Photos
I am a multimedia fiber artist working with textiles gifted by friends and family.
My practice is shaped by my southern upbringing as a third-generation Chinese-American, whose family settled in Memphis after immigrating to the Mississippi Delta in the 1940s. I intentionally use secondhand material gifted by friends and family, including decades-old textiles from working in my grandparents’ restaurant and grocery stores — such as tablecloths and butcher aprons.
Mama and Papa — The banquet at Chinese School Cleveland, Miss., Sunday, June 9, 1940
Mom and Dad wedding reception, 1967
Dad at grocery store, circa 1960’s
Processing Often
Amalgamation
with Charles Havelka at the Germantown Community Library in Germantown, TN. Aug 2024-Aug 2025
“Amalgamation is a 15-foot-long sculpture that transforms the structure of a Chinese Dragon Centipede kite into a human spine. Crafted from wood and embellished with a quilted patchwork of clothing and upholstery fabric donated by friends and family, this colossal sculpture unifies Eastern and Western cultures, personal histories, and artistic expression. This piece invites viewers to consider the intricate relationships between people and cultures, questioning the concept of assimilation in favor of more reciprocal and rewarding cultural interaction.”

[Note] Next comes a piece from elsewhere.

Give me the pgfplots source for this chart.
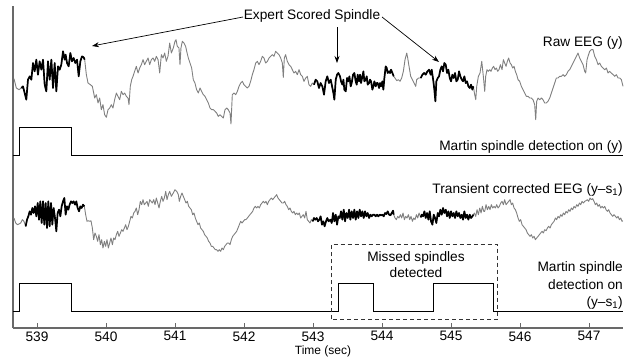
\documentclass[border=0pt]{standalone}
\usepackage{fontspec}
\setmainfont{Liberation Sans}
\usepackage{pgfplots}
\usepackage{pgfplotstable}
\pgfplotsset{compat=1.18}
\usetikzlibrary{arrows.meta}
\definecolor{trace}{RGB}{128,128,128}
\definecolor{axgray}{RGB}{105,105,105}

\pgfplotstableread{
t y
538.666 764
538.700 736
538.739 731
538.773 736
538.797 741
538.821 721
538.845 701
538.869 761
538.894 771
538.918 761
538.942 811
538.966 786
538.990 821
539.014 776
539.038 816
539.063 791
539.087 821
539.111 746
539.135 726
539.159 816
539.183 761
539.208 821
539.232 736
539.256 811
539.280 726
539.304 801
539.328 791
539.352 806
539.377 846
539.401 821
539.415 836
539.435 811
539.459 801
539.483 841
539.507 816
539.531 826
539.555 811
539.580 821
539.604 771
539.628 816
539.652 831
539.676 828
539.691 821
539.715 776
539.739 751
539.773 746
539.802 741
539.836 706
539.860 716
539.884 691
539.908 706
539.932 671
539.956 686
539.980 656
540.005 648
540.029 671
540.053 676
540.077 686
540.101 676
540.125 701
540.150 721
540.174 711
540.198 701
540.222 726
540.246 716
540.270 721
540.295 711
540.319 706
540.333 686
540.352 741
540.372 761
540.391 771
540.415 786
540.439 801
540.464 781
540.488 796
540.512 806
540.536 821
540.560 806
540.584 816
540.609 826
540.633 806
540.657 821
540.681 826
540.705 816
540.729 831
540.754 821
540.778 781
540.802 836
540.826 826
540.850 841
540.874 816
540.898 831
540.923 871
540.947 841
540.975 856
540.999 876
541.014 881
541.033 861
541.057 856
541.072 806
541.086 856
541.106 876
541.130 871
541.154 861
541.169 846
541.193 826
541.217 811
541.241 796
541.265 761
541.289 751
541.313 731
541.338 721
541.362 736
541.386 726
541.410 716
541.434 711
541.458 701
541.483 691
541.507 676
541.531 671
541.555 671
541.579 666
541.603 661
541.627 651
541.652 656
541.676 651
541.700 646
541.724 671
541.748 676
541.772 671
541.797 661
541.811 628
541.830 716
541.855 721
541.879 716
541.903 726
541.927 741
541.951 751
541.975 756
541.999 746
542.024 741
542.048 736
542.072 741
542.096 756
542.120 776
542.144 791
542.169 811
542.193 816
542.217 806
542.241 816
542.265 831
542.289 826
542.313 811
542.338 816
542.362 826
542.386 831
542.410 836
542.434 831
542.458 846
542.483 841
542.507 836
542.531 826
542.555 811
542.569 768
542.584 826
542.603 836
542.627 816
542.652 806
542.676 801
542.700 791
542.724 781
542.748 786
542.772 776
542.797 791
542.821 776
542.845 771
542.869 756
542.893 766
542.917 771
542.941 746
542.966 741
542.990 751
543.014 746
543.038 761
543.062 756
543.086 736
543.110 751
543.135 741
543.159 716
543.183 756
543.207 771
543.231 751
543.256 761
543.271 746
543.295 721
543.309 701
543.329 761
543.348 776
543.367 781
543.391 771
543.406 756
543.425 746
543.440 761
543.454 731
543.474 726
543.493 766
543.512 756
543.527 771
543.546 741
543.560 751
543.580 776
543.599 781
543.618 756
543.633 746
543.647 776
543.667 756
543.681 776
543.696 751
543.715 771
543.730 786
543.744 756
543.763 761
543.778 771
543.792 746
543.812 751
543.826 761
543.841 756
543.860 731
543.874 741
543.889 756
543.908 741
543.923 751
543.937 751
543.957 736
543.971 751
543.986 741
544.005 756
544.019 731
544.034 766
544.053 801
544.068 796
544.082 781
544.102 786
544.116 781
544.131 791
544.150 781
544.169 771
544.188 766
544.213 758
544.237 761
544.261 756
544.285 766
544.309 786
544.333 821
544.358 841
544.372 826
544.391 801
544.415 771
544.440 761
544.464 751
544.488 741
544.502 761
544.527 766
544.561 766
544.585 776
544.609 781
544.633 776
544.657 786
544.681 791
544.705 776
544.720 791
544.744 756
544.758 731
544.773 696
544.787 756
544.807 766
544.826 771
544.845 791
544.865 801
544.884 786
544.903 811
544.923 806
544.942 781
544.961 791
544.981 766
545.000 756
545.019 776
545.039 766
545.058 781
545.077 756
545.097 761
545.116 786
545.135 771
545.155 761
545.174 756
545.193 771
545.213 751
545.232 756
545.251 741
545.271 736
545.290 746
545.309 731
545.324 741
545.338 721
545.358 701
545.372 741
545.396 771
545.420 781
545.445 816
545.468 771
545.488 726
545.502 771
545.521 791
545.541 786
545.560 791
545.579 786
545.599 796
545.618 801
545.637 791
545.657 796
545.676 786
545.695 791
545.715 806
545.739 791
545.758 821
545.777 811
545.797 801
545.816 816
545.835 826
545.855 811
545.874 806
545.893 796
545.913 801
545.932 786
545.951 776
545.971 761
545.995 756
546.019 741
546.043 731
546.067 721
546.091 711
546.116 711
546.140 706
546.164 706
546.188 701
546.212 686
546.227 641
546.241 696
546.261 706
546.285 701
546.309 706
546.333 701
546.357 691
546.381 691
546.405 696
546.430 706
546.454 721
546.478 736
546.502 751
546.526 766
546.550 766
546.575 771
546.599 771
546.623 776
546.647 771
546.671 776
546.695 786
546.719 791
546.744 801
546.768 811
546.792 821
546.816 831
546.840 841
546.864 826
546.889 816
546.913 806
546.937 786
546.951 781
546.971 821
546.985 831
547.009 846
547.034 851
547.058 851
547.082 831
547.106 821
547.130 806
547.154 811
547.178 801
547.203 796
547.227 791
547.251 796
547.275 781
547.299 786
547.323 781
547.348 776
547.372 771
547.396 776
547.420 766
547.444 766
547.468 761
547.492 741
}\rawdata

\pgfplotstableread{
t y
538.666 346
538.691 331
538.715 326
538.739 328
538.763 331
538.787 341
538.811 336
538.836 321
538.855 341
538.874 351
538.894 366
538.913 356
538.932 376
538.952 361
538.971 381
538.990 351
539.010 391
539.029 341
539.048 396
539.067 331
539.087 396
539.106 326
539.125 391
539.145 316
539.164 396
539.183 321
539.203 391
539.222 326
539.241 376
539.261 346
539.280 306
539.299 361
539.319 371
539.338 351
539.357 381
539.377 396
539.396 406
539.415 356
539.435 381
539.454 371
539.473 386
539.493 396
539.512 391
539.531 396
539.551 386
539.570 396
539.589 376
539.609 366
539.628 381
539.647 376
539.667 386
539.686 381
539.705 356
539.724 336
539.744 338
539.763 336
539.782 338
539.802 316
539.821 281
539.840 301
539.860 291
539.879 276
539.898 296
539.918 266
539.937 281
539.956 256
539.976 276
539.995 261
540.014 281
540.034 256
540.053 271
540.072 286
540.092 266
540.111 286
540.130 281
540.150 296
540.169 306
540.188 291
540.208 301
540.227 311
540.246 306
540.266 316
540.285 326
540.304 311
540.324 321
540.343 336
540.362 351
540.382 346
540.401 361
540.420 366
540.439 376
540.459 356
540.478 371
540.497 396
540.517 386
540.536 401
540.555 386
540.575 391
540.594 396
540.613 381
540.633 401
540.652 396
540.671 391
540.691 401
540.710 386
540.729 406
540.749 391
540.768 376
540.787 396
540.807 411
540.826 396
540.845 406
540.865 426
540.884 401
540.903 416
540.923 426
540.947 411
540.975 421
540.999 431
541.024 426
541.048 416
541.062 396
541.082 411
541.101 421
541.120 411
541.140 401
541.159 391
541.178 396
541.198 381
541.217 376
541.236 371
541.256 356
541.275 361
541.294 346
541.313 336
541.333 326
541.352 331
541.371 316
541.391 311
541.410 306
541.429 296
541.449 291
541.468 286
541.487 276
541.507 271
541.526 261
541.545 261
541.565 256
541.584 251
541.603 251
541.623 246
541.642 251
541.661 246
541.681 256
541.700 251
541.719 261
541.739 266
541.758 271
541.777 271
541.797 266
541.816 281
541.835 291
541.855 296
541.874 301
541.893 306
541.913 316
541.932 326
541.951 336
541.971 331
541.990 336
542.009 341
542.028 341
542.048 346
542.067 351
542.086 356
542.106 361
542.125 366
542.144 376
542.164 381
542.183 376
542.202 381
542.222 376
542.241 386
542.260 391
542.280 396
542.299 391
542.318 396
542.338 386
542.357 396
542.376 401
542.396 406
542.415 401
542.434 406
542.454 411
542.473 416
542.492 406
542.512 401
542.531 396
542.550 391
542.569 391
542.589 396
542.608 386
542.627 381
542.647 371
542.666 376
542.685 366
542.705 361
542.724 366
542.743 356
542.763 361
542.782 356
542.801 361
542.821 346
542.840 351
542.859 356
542.879 346
542.898 366
542.917 341
542.937 336
542.956 331
542.975 341
542.995 336
543.014 346
543.033 341
543.053 346
543.072 336
543.091 341
543.110 351
543.130 326
543.149 336
543.168 321
543.188 336
543.207 346
543.226 336
543.251 341
543.271 331
543.290 361
543.309 336
543.329 356
543.348 326
543.367 351
543.387 346
543.406 366
543.425 341
543.445 371
543.464 336
543.483 361
543.503 346
543.522 371
543.541 341
543.560 366
543.580 346
543.599 371
543.618 341
543.638 366
543.657 346
543.676 371
543.696 351
543.715 366
543.734 346
543.754 366
543.773 351
543.792 361
543.812 346
543.831 356
543.850 351
543.870 356
543.889 356
543.908 351
543.928 356
543.947 351
543.966 356
543.986 354
544.005 356
544.024 351
544.044 361
544.063 358
544.082 366
544.102 356
544.121 354
544.140 361
544.160 368
544.169 356
544.188 346
544.208 341
544.227 351
544.246 346
544.266 356
544.285 346
544.304 361
544.324 341
544.343 351
544.362 346
544.382 356
544.401 341
544.420 351
544.440 336
544.459 346
544.478 341
544.498 356
544.517 346
544.536 361
544.561 348
544.575 356
544.594 351
544.614 366
544.633 346
544.652 361
544.672 341
544.691 366
544.710 336
544.730 326
544.749 356
544.768 346
544.787 331
544.807 361
544.826 351
544.845 371
544.865 356
544.884 376
544.903 361
544.923 371
544.942 351
544.961 366
544.981 346
545.000 366
545.019 351
545.039 361
545.058 346
545.077 366
545.097 351
545.116 361
545.135 346
545.155 356
545.174 341
545.193 366
545.213 346
545.232 356
545.251 341
545.271 356
545.290 346
545.309 351
545.324 356
545.338 361
545.358 351
545.377 371
545.396 356
545.416 376
545.435 361
545.454 381
545.474 366
545.488 366
545.507 386
545.526 371
545.546 381
545.565 371
545.584 386
545.604 376
545.623 381
545.642 376
545.662 386
545.681 376
545.700 381
545.720 391
545.739 396
545.758 386
545.777 401
545.797 386
545.816 391
545.835 396
545.855 401
545.874 386
545.893 391
545.913 376
545.932 371
545.951 361
545.971 346
545.990 336
546.009 341
546.029 326
546.048 321
546.067 316
546.087 311
546.106 301
546.125 296
546.145 291
546.164 296
546.183 286
546.203 291
546.222 281
546.241 286
546.261 291
546.280 296
546.299 301
546.319 306
546.338 301
546.357 311
546.377 308
546.396 316
546.415 321
546.435 316
546.454 326
546.473 331
546.493 336
546.512 346
546.531 341
546.550 351
546.570 346
546.589 356
546.608 351
546.628 361
546.647 356
546.666 366
546.686 361
546.705 371
546.724 366
546.744 376
546.763 371
546.782 381
546.802 376
546.821 386
546.840 381
546.860 391
546.879 386
546.898 396
546.918 391
546.937 396
546.956 398
546.976 401
546.995 396
547.014 406
547.034 401
547.053 404
547.072 396
547.092 386
547.111 391
547.130 381
547.150 386
547.169 376
547.188 381
547.208 376
547.227 381
547.246 371
547.266 366
547.285 371
547.304 361
547.324 356
547.343 351
547.362 356
547.382 351
547.401 346
547.420 351
547.440 341
547.459 346
547.478 336
547.488 338
}\corrdata

\pgfplotstableread{
t y
538.652 535
538.743 535
538.743 619
539.497 619
539.497 535
547.492 535
}\detraw

\pgfplotstableread{
t y
538.652 67
538.743 67
538.743 151
539.502 151
539.502 67
543.367 67
543.367 151
543.879 151
543.879 67
544.744 67
544.744 151
545.619 151
545.619 67
547.492 67
}\detcorr

\begin{document}
\begin{tikzpicture}[font=\fontsize{13.7}{16.5}\selectfont]
\useasboundingbox (-13pt,-32pt) rectangle (624pt,328pt);
\begin{axis}[
  scale only axis,
  width=610pt, height=322pt,
  xmin=538.652, xmax=547.492,
  ymin=16, ymax=982,
  axis lines=left,
  axis line style={draw=axgray, line width=1.2pt, -},
  xtick={539,540,541,542,543,544,545,546,547},
  ytick=\empty,
  tick align=inside,
  major tick length=5pt,
  xtick style={draw=axgray, line width=0.8pt},
  /pgf/number format/assume math mode=true,
  xticklabel style={font=\fontsize{13.7}{16}\selectfont},
  xticklabel={\pgfmathprintnumber[1000 sep={}]{\tick}},
  unbounded coords=jump,
  clip=false,
]
\addplot[trace, line width=0.9pt, line join=round] table[x=t,y=y] {\rawdata};
\addplot[black, line width=1.7pt, line join=round, restrict x to domain=538.772:539.692] table[x=t,y=y] {\rawdata};
\addplot[black, line width=1.7pt, line join=round, restrict x to domain=543.013:544.170] table[x=t,y=y] {\rawdata};
\addplot[black, line width=1.7pt, line join=round, restrict x to domain=544.560:545.325] table[x=t,y=y] {\rawdata};
\addplot[trace, line width=0.9pt, line join=round] table[x=t,y=y] {\corrdata};
\addplot[black, line width=1.7pt, line join=round, restrict x to domain=538.835:539.687] table[x=t,y=y] {\corrdata};
\addplot[black, line width=1.7pt, line join=round, restrict x to domain=542.994:544.170] table[x=t,y=y] {\corrdata};
\addplot[black, line width=1.7pt, line join=round, restrict x to domain=544.560:545.325] table[x=t,y=y] {\corrdata};
\addplot[black, line width=1pt] table[x=t,y=y] {\detraw};
\addplot[black, line width=1pt] table[x=t,y=y] {\detcorr};
\end{axis}
% annotations (1pt ~ 1px of the reference)
\draw[black!80, line width=0.8pt, dash pattern=on 4pt off 3pt] (318.7pt,8.7pt) rectangle (484.3pt,83.7pt);
\node[anchor=center] at (299pt,312pt) {Expert Scored Spindle};
\draw[line width=0.7pt, -{Stealth[length=7pt,width=5pt]}] (230pt,311pt) -- (79pt,282pt);
\draw[line width=0.7pt, -{Stealth[length=7pt,width=5pt]}] (324pt,301pt) -- (324pt,265pt);
\draw[line width=0.7pt, -{Stealth[length=7pt,width=5pt]}] (369pt,311pt) -- (426pt,266pt);
\node[anchor=east, inner sep=0pt] at (610pt,285pt) {Raw EEG (y)};
\node[anchor=east, inner sep=0pt] at (610pt,181pt) {Martin spindle detection on (y)};
\node[anchor=east, inner sep=0pt] at (610pt,138pt) {Transient corrected EEG (y--s\textsubscript{1})};
\node[align=center, inner sep=0pt, font=\fontsize{13.7}{16}\selectfont] at (403pt,63.5pt) {Missed spindles\\detected};
\node[align=right, anchor=east, inner sep=0pt, font=\fontsize{13.7}{17.5}\selectfont] at (610pt,42.5pt) {Martin spindle\\detection on\\(y--s\textsubscript{1})};
\node[font=\fontsize{12}{14}\selectfont] at (310pt,-23pt) {Time (sec)};
\end{tikzpicture}
\end{document}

thank you to Cat Pena with Germantown Public Art, and Germantown Community Library with Chad and Mike helping us install!
Time and Space
Crosstown Arts Residency, 15Sept - 15Dec 2021, in a wonderful studio and with some exceptional artists
Pyf
Wayfinding
Wayfinding through time and space using the landmarks of process and pattern, shape and color.
Suppose
What started out more vehemently as a piece called “Searing,” that was going to focus on the effects of hot pressure ironing, cathartically cooled through the sewing process into the mindset of “Repose.” However, by turning its tranquil state of tradition with two simple folds and a few letter changes, what was supposed to be became something else.
Volitant
made from this old quilt piece, AChE, that didn’t quite hold it’s shape. Requilted, redirected, reshaped, and renamed, according to it’s structure. Plus a couple of the original patchwork placement process photo shots, and sewing on the new quilted backing.
Soundproof Forest
An overstuffed quilted landscape shrouded in a silver soundproof fog grows from the horizon and spills out of the container. A drawer can be dug out like a hunk of shoveled dirt that buried the unknown. The concept germinates from George Berkeley’s, “if a tree falls in the middle of a forest and no one hears it, does it make a sound?” and grows into, “if a person could do something that no one would ever know about, what would that person do?” This can be taken existentially or psycho/socially, meaning, the value of life as quantified by observation, or behavior as based on reaction to ethics and social mores. Absolved from all cause and effect, can a total freedom of action be obtained? If so, what would you do?
Remains
A quilt outgrew itself and crawled out leaving just this exoskeleton hanging on the wall, and what is left is what remains.